A parallel_scan computes a parallel prefix, also known as a parallel scan. This computation is an advanced concept in parallel computing that is sometimes useful in scenarios that appear to have inherently serial dependencies.

Partitioner Concept

Requirements for a type that decides whether a range should be operated on by a task body or further split.The partitioner implements rules for deciding when a given range should no longer be subdivided, but should be operated over as a whole by a task’s body. The default behavior of the algorithms parallel_for, parallel_reduce, and parallel_scan is to recursively split a range until no subrange remains that is divisible, as decided by the function is_divisible of the Range Concept. The Partitioner Concept models rules for the early termination of the recursive splitting of a range, providing the ability to change the default behavior.
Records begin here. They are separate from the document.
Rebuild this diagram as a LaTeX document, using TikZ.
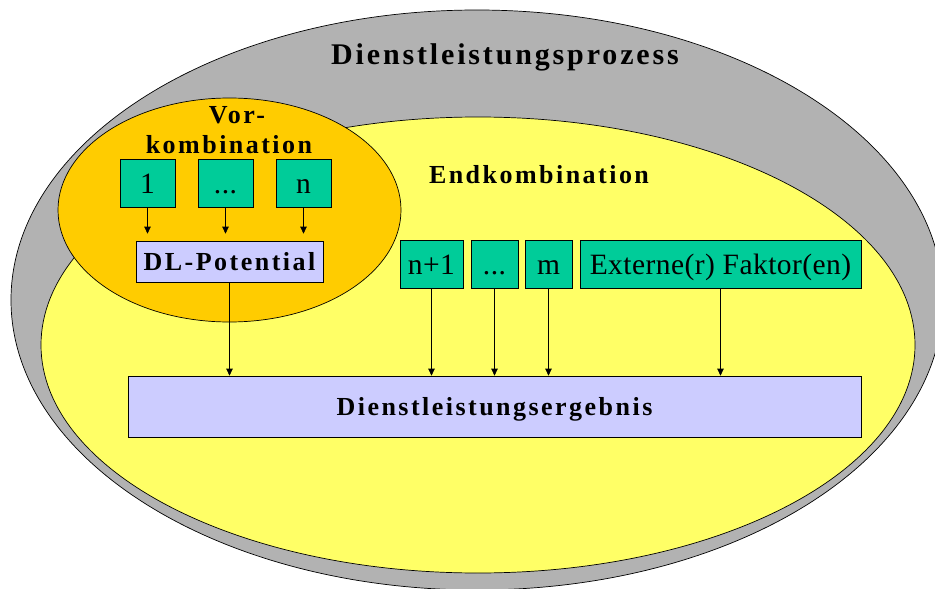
\documentclass[tikz,border=0pt]{standalone}
\usepackage{fontspec}
\setmainfont{Liberation Serif}
\newfontfamily\spbold[LetterSpace=9.5]{Liberation Serif}
\newfontfamily\spreg[LetterSpace=1.5]{Liberation Serif}
\usetikzlibrary{arrows.meta}
\definecolor{cgray}{HTML}{B2B2B2}
\definecolor{cyel}{HTML}{FFFF66}
\definecolor{corange}{HTML}{FFCC00}
\definecolor{cteal}{HTML}{00CC99}
\definecolor{clav}{HTML}{CCCCFF}
\tikzset{
  x=1pt, y=-1pt,
  outl/.style={draw=black, line width=0.7pt},
  fbox/.style={outl, fill=cteal, inner sep=0pt, minimum height=48pt,
    text height=20pt, text depth=0pt,
    font=\spreg\fontsize{29.5}{32}\selectfont},
  rbox/.style={outl, fill=clav, inner sep=0pt,
    text height=17pt, text depth=0pt,
    font=\spbold\bfseries\fontsize{26}{30}\selectfont},
  lbl/.style={inner sep=0pt, anchor=base},
  bl/.style={font=\spbold\bfseries\fontsize{26}{30}\selectfont},
  arr/.style={-{Triangle[length=7pt,width=6.5pt]}, line width=0.7pt},
}
\begin{document}
\begin{tikzpicture}
\useasboundingbox (0,0) rectangle (935,589);
\clip (0,0) rectangle (935,589);
% ellipses
\path[outl, fill=cgray] (477,300) ellipse [x radius=466, y radius=290];
\path[outl, fill=cyel] (478,345) ellipse [x radius=437, y radius=228];
\path[outl, fill=corange] (229.5,210) ellipse [x radius=171.5, y radius=112];
% labels
\node[lbl, font=\spbold\bfseries\fontsize{30}{34}\selectfont] (title) at (505,64) {Dienstleistungsprozess};
\node[lbl, bl] (vor1) at (237,123) {Vor-};
\node[lbl, bl] (vor2) at (229,153) {kombination};
\node[lbl, bl] (endk) at (539,183) {Endkombination};
% Vorkombination factors
\node[fbox, minimum width=55pt] (v1) at (147.5,183) {1};
\node[fbox, minimum width=55pt] (v2) at (225.5,183) {...};
\node[fbox, minimum width=55pt] (v3) at (303.5,183) {n};
\node[rbox, minimum width=187pt, minimum height=41pt] (dlp) at (229.5,261.5) {DL-Potential};
% Endkombination factors
\node[fbox, minimum width=63pt] (e1) at (431.5,264) {n+1};
\node[fbox, minimum width=47pt] (e2) at (494.5,264) {...};
\node[fbox, minimum width=47pt] (e3) at (548.5,264) {m};
\node[fbox, minimum width=281pt] (ext) at (720.5,264) {Externe(r) Faktor(en)};
\node[rbox, minimum width=733pt, minimum height=61pt] (erg) at (494.5,406.5) {Dienstleistungsergebnis};
% arrows
\draw[arr, shorten >=7pt] (v1.south) -- (v1.south |- dlp.north);
\draw[arr, shorten >=7pt] (v2.south) -- (v2.south |- dlp.north);
\draw[arr, shorten >=7pt] (v3.south) -- (v3.south |- dlp.north);
\draw[arr] (dlp.south) -- (dlp.south |- erg.north);
\draw[arr] (e1.south) -- (e1.south |- erg.north);
\draw[arr] (e2.south) -- (e2.south |- erg.north);
\draw[arr] (e3.south) -- (e3.south |- erg.north);
\draw[arr] (ext.south) -- (ext.south |- erg.north);
\end{tikzpicture}
\end{document}
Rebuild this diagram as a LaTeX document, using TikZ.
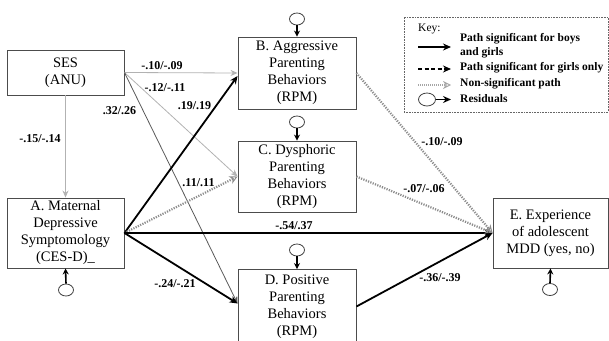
\documentclass[tikz,border=0pt]{standalone}
\usepackage{fontspec}
\setmainfont{Liberation Serif}
\usetikzlibrary{arrows.meta,shapes.geometric}

\newcommand{\boxfont}{\fontsize{14.5}{17}\selectfont}
\newcommand{\labfont}{\fontsize{12}{13}\selectfont\bfseries}
\newcommand{\keyfont}{\fontsize{11.5}{14}\selectfont\bfseries}

\tikzset{
  varbox/.style={draw=black!70, line width=0.9pt, fill=white, align=center,
    font=\boxfont, inner sep=0pt, rectangle},
  resid/.style={draw=black!75, line width=0.8pt, ellipse, inner sep=0pt,
    minimum width=15pt, minimum height=12pt},
  residarrow/.style={line width=1.6pt, black, -{Stealth[length=6pt,width=6pt]}},
  sigpath/.style={line width=1.8pt, black, -{Stealth[length=8pt,width=7pt]}},
  girlspath/.style={line width=1.8pt, black, dash pattern=on 4pt off 2.5pt,
    -{Stealth[length=8pt,width=7pt]}},
  nspath/.style={line width=2.2pt, black!45, dash pattern=on 1.2pt off 1.3pt,
    -{Stealth[length=8pt,width=8pt,open,line width=1pt]}},
  lightpath/.style={line width=0.8pt, black!30, -{Stealth[length=7pt,width=6pt]}},
  darkpath/.style={line width=0.8pt, black!65, -{Stealth[length=7pt,width=6pt]}},
  coef/.style={font=\labfont, inner sep=0pt},
  keytext/.style={font=\keyfont, inner sep=0pt, anchor=west, align=left}
}

\begin{document}
\begin{tikzpicture}[x=1pt,y=-1pt]
\useasboundingbox (0,0) rectangle (609,340);
\clip (0,0) rectangle (609,340);

% variables
\node[varbox, minimum width=117pt, minimum height=45pt] (ses) at (65.5,72.5) {SES\\(ANU)};
\node[varbox, minimum width=117pt, minimum height=70pt] (a) at (65.5,233)
  {A. Maternal\\Depressive\\Symptomology\\(CES-D)\_};
\node[varbox, minimum width=118pt, minimum height=72pt] (b) at (297,73)
  {B. Aggressive\\Parenting\\Behaviors\\(RPM)};
\node[varbox, minimum width=118pt, minimum height=71pt] (c) at (297,176.5)
  {C. Dysphoric\\Parenting\\Behaviors\\(RPM)};
\node[varbox, minimum width=118pt, minimum height=74pt] (d) at (297,306.5)
  {D. Positive\\Parenting\\Behaviors\\(RPM)};
\node[varbox, minimum width=115pt, minimum height=70pt] (e) at (550.5,233)
  {E. Experience\\of adolescent\\MDD (yes, no)};

% residuals
\node[resid] (ra) at (66,290) {};
\node[resid] (rb) at (297,19) {};
\node[resid] (rc) at (297,122) {};
\node[resid] (rd) at (297,250) {};
\node[resid] (re) at (550,289.5) {};
\draw[residarrow] (ra.north) -- (a.south);
\draw[residarrow] (rb.south) -- (b.north);
\draw[residarrow] (rc.south) -- (c.north);
\draw[residarrow] (rd.south) -- (d.north);
\draw[residarrow] (re.north) -- (e.south);

% paths from SES
\draw[lightpath] (ses.east) -- (b.west);
\draw[lightpath] (ses.east) -- (c.west);
\draw[darkpath] (ses.east) -- ([yshift=3pt]d.west);
\draw[lightpath] (ses.south) -- (a.north);

% paths from maternal depression
\draw[sigpath] (a.east) -- ([yshift=-3pt]b.west);
\draw[nspath] (a.east) -- (c.west);
\draw[sigpath] (a.east) -- (e.west);
\draw[sigpath] (a.east) -- ([yshift=3pt]d.west);

% paths into adolescent MDD
\draw[nspath] (b.east) -- (e.west);
\draw[nspath] (c.east) -- (e.west);
\draw[sigpath] (d.east) -- (e.west);

% coefficients
\node[coef] (c1) at (162,66) {-.10/-.09};
\node[coef] (c2) at (165,88) {-.12/-.11};
\node[coef] (c3) at (119.5,111) {.32/.26};
\node[coef] (c4) at (40,139) {-.15/-.14};
\node[coef] (c5) at (194.5,106) {.19/.19};
\node[coef] (c6) at (198.5,183) {.11/.11};
\node[coef] (c7) at (294,226) {-.54/.37};
\node[coef] (c8) at (175,284) {-.24/-.21};
\node[coef] (c9) at (442,142) {-.10/-.09};
\node[coef] (c10) at (424,189) {-.07/-.06};
\node[coef] (c11) at (440,278) {-.36/-.39};

% key
\node[draw=black!60, line width=0.8pt, dash pattern=on 0.8pt off 0.8pt,
  minimum width=204pt, minimum height=95pt, inner sep=0pt] (key) at (506,64.5) {};
\node[keytext, font=\fontsize{11.5}{14}\selectfont] (keytitle) at (418,29) {Key:};
\coordinate (k1s) at (418,47);   \coordinate (k1e) at (451,47);
\coordinate (k2s) at (418,69);   \coordinate (k2e) at (451,69);
\coordinate (k3s) at (418,85);   \coordinate (k3e) at (451,85);
\draw[sigpath, line width=1.6pt] (k1s) -- (k1e);
\draw[girlspath, line width=1.6pt] (k2s) -- (k2e);
\draw[nspath, line width=1.4pt, black!35, dash pattern=on 1pt off 1pt] (k3s) -- (k3e);
\node[resid, minimum width=17pt, minimum height=13pt] (kr) at (427,99.5) {};
\coordinate (k4e) at (451,99.5);
\draw[sigpath, line width=1.6pt] (kr.east) -- (k4e);
\node[keytext] (kt1) at (460,46) {Path significant for boys\\and girls};
\node[keytext] (kt2) at (460,68) {Path significant for girls only};
\node[keytext] (kt3) at (460,83.5) {Non-significant path};
\node[keytext] (kt4) at (460,98.5) {Residuals};
\end{tikzpicture}
\end{document}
A Partitioner object’s decision making is implemented using two functions: a splitting constructor and the function should_execute_range.


Advanced Algorithms

parallel_while

A parallel_while<Body> performs parallel iteration over items. The processing to be performed on each item is defined by a function object of type Body. The items are specified in two ways:

• An initial stream of items

• Additional items that are added while the stream is being processed

Working on the Assembly Line: Pipeline

Pipelining is a common parallel pattern that mimics a traditional manufacturing assembly line. Data flows through a series of pipeline stages and each stage processes the data in some way. Given an incoming stream of data, some of these stages can operate in parallel, and others cannot.

Pipelined processing is common in multimedia and signal processing applications. A classical thread-per-stage implementation suffers two problems:

• The speedup is limited to the number of stages.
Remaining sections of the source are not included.